The challenge has exploded online, and one publisher has already stepped up to the plate. The small British press And Other Stories has committed to publishing writing only by female writers for 2018.
And Other Stories publishes 10-12 books per year. But head publisher Stefan Tobler is hoping this will be a challenge to bigger publishing houses. In Shamsie’s words, “Provocation is one way to bring attention to the problem. Another is brightly coloured pie charts. I’m sure there are a score of others, waiting to be born.”

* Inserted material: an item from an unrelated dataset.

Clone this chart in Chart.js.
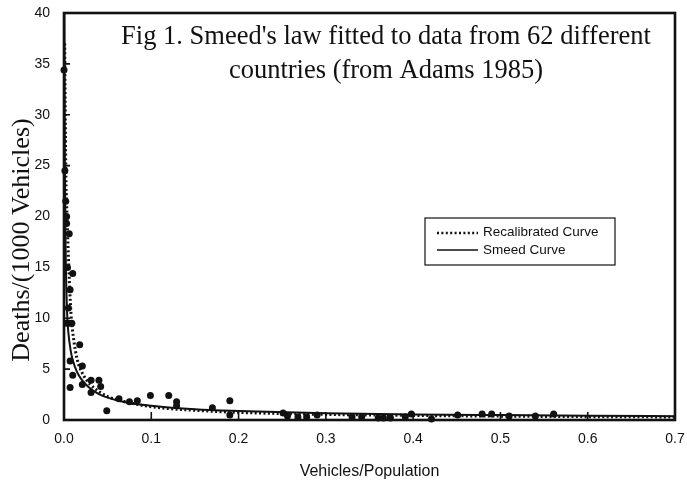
<!DOCTYPE html>
<html>
<head>
<meta charset="utf-8">
<script src="https://cdn.jsdelivr.net/npm/chart.js@4.4.0/dist/chart.umd.min.js"></script>
<style>
  html, body { margin: 0; padding: 0; background: #fff; }
  #wrap { width: 687px; height: 481px; }
</style>
</head>
<body>
<div id="wrap"><canvas id="chart" width="687" height="481"></canvas></div>
<script>
// --- data ---
const countryX = [0.000, 0.003, 0.006, 0.010, 0.007, 0.003, 0.006, 0.009, 0.018, 0.007,
                  0.021, 0.010, 0.007, 0.021, 0.031, 0.031, 0.040, 0.042, 0.049, 0.063,
                  0.075, 0.084, 0.099, 0.120, 0.129, 0.129, 0.170, 0.190, 0.190, 0.251,
                  0.256, 0.268, 0.278, 0.290, 0.330, 0.341, 0.360, 0.366, 0.374, 0.391,
                  0.398, 0.421, 0.451, 0.479, 0.490, 0.510, 0.540, 0.561, 0.002, 0.004,
                  0.005, 0.001, 0.003];
const countryY = [34.4, 19.3, 18.3, 14.4, 12.8, 9.5, 9.5, 9.5, 7.4, 5.8,
                  5.3, 4.4, 3.2, 3.5, 3.9, 2.7, 3.9, 3.3, 0.9, 2.1,
                  1.8, 1.9, 2.4, 2.4, 1.8, 1.4, 1.2, 1.9, 0.5, 0.7,
                  0.4, 0.3, 0.3, 0.5, 0.3, 0.3, 0.2, 0.2, 0.2, 0.3,
                  0.6, 0.1, 0.5, 0.6, 0.6, 0.4, 0.4, 0.6, 21.5, 15.0,
                  11.0, 24.5, 20.0];

const smeedX = [0.0004, 0.001, 0.002, 0.0036, 0.005, 0.0075, 0.01, 0.015,
                0.02, 0.03, 0.04, 0.05, 0.07, 0.1, 0.15, 0.2, 0.3, 0.4, 0.5, 0.6, 0.7];
const smeedY = [41, 25, 16, 10.5, 8.6, 6.9, 5.9, 4.7,
                4.0, 3.1, 2.55, 2.2, 1.75, 1.4, 1.05, 0.88, 0.67, 0.55, 0.48, 0.42, 0.38];

const recalX = [0.0008, 0.002, 0.0035, 0.0055, 0.008, 0.011, 0.015, 0.021, 0.03,
                0.04, 0.05, 0.07, 0.1, 0.15, 0.2, 0.3, 0.4, 0.5, 0.6, 0.7];
const recalY = [37, 25, 20, 15, 10.5, 8, 6, 4.6, 3.5,
                2.8, 2.3, 1.8, 1.3, 0.95, 0.75, 0.55, 0.45, 0.38, 0.33, 0.3];

const xTickLabels = ["0.0", "0.1", "0.2", "0.3", "0.4", "0.5", "0.6", "0.7"];
const yTickLabels = ["0", "5", "10", "15", "20", "25", "30", "35", "40"];
const xTickValues = xTickLabels.map(Number);
const yTickValues = yTickLabels.map(Number);

const titleLines = ["Fig 1. Smeed's law fitted to data from 62 different",
                    "countries (from Adams 1985)"];
const yTitle = "Deaths/(1000 Vehicles)";
const xTitle = "Vehicles/Population";
const legendLabels = ["Recalibrated Curve", "Smeed Curve"];

const ink = "#111";
const toXY = (xs, ys) => xs.map((x, i) => ({ x: x, y: ys[i] }));

// frame, inward ticks, in-plot title, y title and boxed legend
const decor = {
    id: "decor",
    afterDraw(chart) {
        const ctx = chart.ctx;
        const a = chart.chartArea;
        const xs = chart.scales.x, ys = chart.scales.y;
        ctx.save();
        ctx.strokeStyle = ink;
        ctx.lineWidth = 1.6;
        ctx.beginPath();
        xTickValues.forEach(v => {
            const px = xs.getPixelForValue(v);
            ctx.moveTo(px, a.bottom);
            ctx.lineTo(px, a.bottom - 8);
        });
        yTickValues.forEach(v => {
            const py = ys.getPixelForValue(v);
            ctx.moveTo(a.left, py);
            ctx.lineTo(a.left + 6, py);
        });
        ctx.stroke();

        ctx.lineWidth = 2.6;
        ctx.strokeRect(a.left, a.top, a.right - a.left, a.bottom - a.top);

        ctx.fillStyle = ink;
        ctx.font = "26.5px 'Liberation Serif', 'Times New Roman', serif";
        ctx.textAlign = "center";
        ctx.textBaseline = "alphabetic";
        ctx.fillText(titleLines[0], 386, 44);
        ctx.fillText(titleLines[1], 386, 78);

        ctx.save();
        ctx.font = "26px 'Liberation Serif', 'Times New Roman', serif";
        ctx.translate(29, 240);
        ctx.rotate(-Math.PI / 2);
        ctx.fillText(yTitle, 0, 0);
        ctx.restore();

        // legend
        ctx.lineWidth = 1.2;
        ctx.strokeRect(425, 218, 190, 47);
        ctx.beginPath();
        ctx.lineWidth = 2.6;
        ctx.setLineDash([2, 2.4]);
        ctx.moveTo(437, 233);
        ctx.lineTo(478, 233);
        ctx.stroke();
        ctx.setLineDash([]);
        ctx.beginPath();
        ctx.lineWidth = 1.5;
        ctx.moveTo(437, 250);
        ctx.lineTo(478, 250);
        ctx.stroke();
        ctx.font = "13.5px 'Liberation Sans', Arial, sans-serif";
        ctx.textAlign = "left";
        ctx.textBaseline = "middle";
        ctx.fillText(legendLabels[0], 483, 232);
        ctx.fillText(legendLabels[1], 483, 250);
        ctx.restore();
    }
};

const tickFont = { family: "'Liberation Sans', Arial, sans-serif", size: 14 };

new Chart(document.getElementById("chart"), {
    type: "scatter",
    data: {
        datasets: [
            {
                label: "Countries",
                data: toXY(countryX, countryY),
                pointRadius: 3.5,
                pointBackgroundColor: ink,
                pointBorderWidth: 0,
                clip: 5
            },
            {
                label: legendLabels[0],
                data: toXY(recalX, recalY),
                showLine: true,
                borderColor: ink,
                borderWidth: 3,
                borderDash: [2, 2.4],
                pointRadius: 0,
                cubicInterpolationMode: "monotone"
            },
            {
                label: legendLabels[1],
                data: toXY(smeedX, smeedY),
                showLine: true,
                borderColor: ink,
                borderWidth: 2,
                pointRadius: 0,
                cubicInterpolationMode: "monotone"
            }
        ]
    },
    options: {
        responsive: false,
        animation: false,
        devicePixelRatio: 1,
        layout: { padding: { top: 13, right: 12, left: 0, bottom: 0 } },
        plugins: { legend: { display: false }, tooltip: { enabled: false } },
        scales: {
            x: {
                type: "linear",
                min: 0, max: 0.7,
                afterBuildTicks: s => { s.ticks = xTickValues.map(v => ({ value: v })); },
                afterFit: s => { s.height = 61; s.paddingLeft = 0; s.paddingRight = 0; },
                grid: { display: false, drawTicks: false },
                border: { display: false },
                ticks: {
                    color: ink, font: tickFont, padding: 11, maxRotation: 0,
                    callback: (v, i) => xTickLabels[i]
                },
                title: {
                    display: true, text: xTitle, color: ink,
                    font: { family: "'Liberation Sans', Arial, sans-serif", size: 16 },
                    padding: { top: 0, bottom: 0 }
                }
            },
            y: {
                min: 0, max: 40,
                afterBuildTicks: s => { s.ticks = yTickValues.map(v => ({ value: v })); },
                afterFit: s => { s.width = 64; s.paddingTop = 0; s.paddingBottom = 0; },
                grid: { display: false, drawTicks: false },
                border: { display: false },
                ticks: {
                    color: ink, font: tickFont, padding: 14,
                    callback: (v, i) => yTickLabels[i]
                }
            }
        }
    },
    plugins: [decor]
});
</script>
</body>
</html>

According to Sophie Lewis, senior editor at And Other Stories, “By taking on the challenge we . . . will end up becoming a kind of small-scale model for a much bigger inquiry about why women’s writing is consistently sidelined or secondary, the poor cousin rather than the equal of men’s writing.” In the op-ed piece she wrote for the Independent, Lewis hinted at least one other publisher will be joining in on the challenge, and hoped for more: “Sometimes there’s nothing better than a good provocation.”
And Other Stories’ commitment to publishing only women authors in 2018 is getting attention at Shelf Awareness, the Guardian, Ploughshares, Huffington Post, the Rumpus, Bustle, and Publishing Perspectives.